While some Jewish environmentalists have focused on imbuing Jewish practices with ecological meaning through words and books, others have taken action by engaging in grassroots activism, whether in their own community or in interfaith groups. One such group, the Jerusalem-based Interfaith Center for Sustainable Development, has sponsored initiatives to spread awareness about climate change and other environmental challenges, to influence policy and political leaders around the globe, and to mobilize faith communities to act both locally and globally.
The early work of my senior colleague, Dr. Seyyed Hossein Nasr, on environmentalism, has nowadays become a touchstone for the “Islamic environmentalist” movement that has begun to emerge in recent years. Global in focus, it is oriented towards two objectives. One is a marshalling of symbols of environmentalism that are rooted in an Islamic historical and theological framework, such as khilafat (human stewardship of the earth), hima (protected zones, certain areas that cannot be developed or cultivated), and ‘adl (social justice including, increasingly, gender justice). The other is the mobilization of Muslim social actors to pressure States to protect the environment and to develop safer, sustainable technologies, to promote a message of less consumption, and to encourage citizen participation to address problems of racism, sexism, animal rights, the rights of indigenous communities to self-determination, and environmental justice.

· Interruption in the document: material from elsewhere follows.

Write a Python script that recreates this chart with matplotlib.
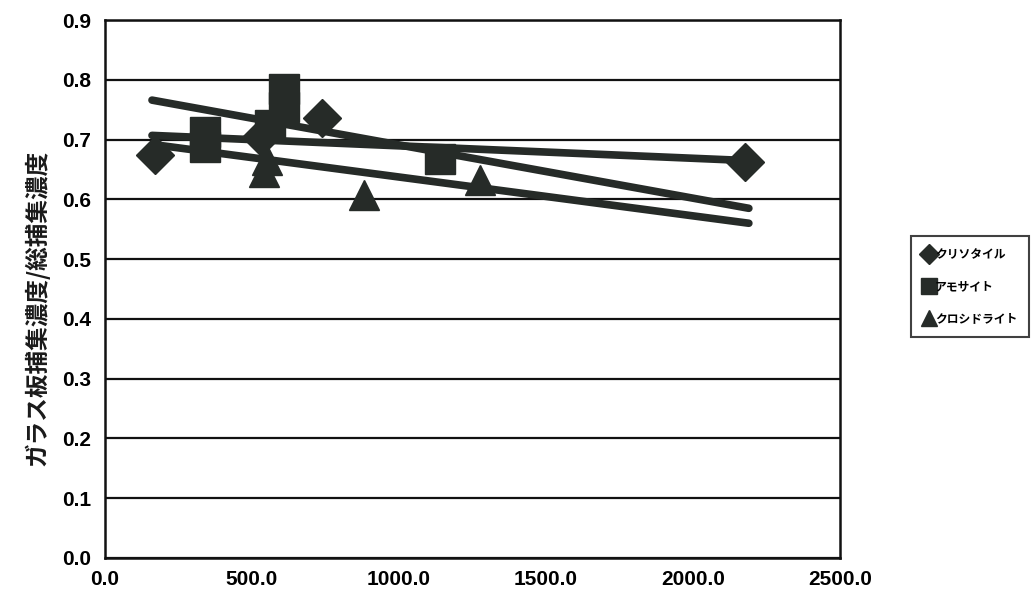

Many of the networks that operate under this paradigm are located within Muslim communities in North America and Western Europe, while others are located in the Middle East and North Africa (MENA) region. These latter include the Islamic Educational, Scientific, and Cultural Organization (ISESCO), based in Morocco, and the Muslim Associations for Climate Change Action (MACCA), led by the Islamic theologian, Dr. Yusuf al-Qardawi and launched in 2009 in Istanbul Turkey, following the Istanbul Declaration, which was drawn up by a coalition of almost 200 Muslim representatives. The Declaration endorses a Muslim Seven Year Action Plan (M7YAP) on climate change which promotes green living in many areas of life. Although Muslim activists are perhaps the latest activists to join these kinds of ecological justice movements under the banner of religion, they are part of a growing number of faith-based activists who have become even more energized by the Pope’s recent comments on climate change.
Those comments may breathe new life into faith-based movements that have lacked their own strong moral leaders with the power to appeal to a wide cross-section of humanity. Indeed, the Pope’s uncanny ability to speak in ways that have universal appeal serves as a touchstone for those who recognize the environmental challenges we face as a human community – with climate change foremost among them – to be challenges that require global solutions. These solutions can’t, and shouldn’t be bound by borders of faith, language, geography, community, or political persuasion.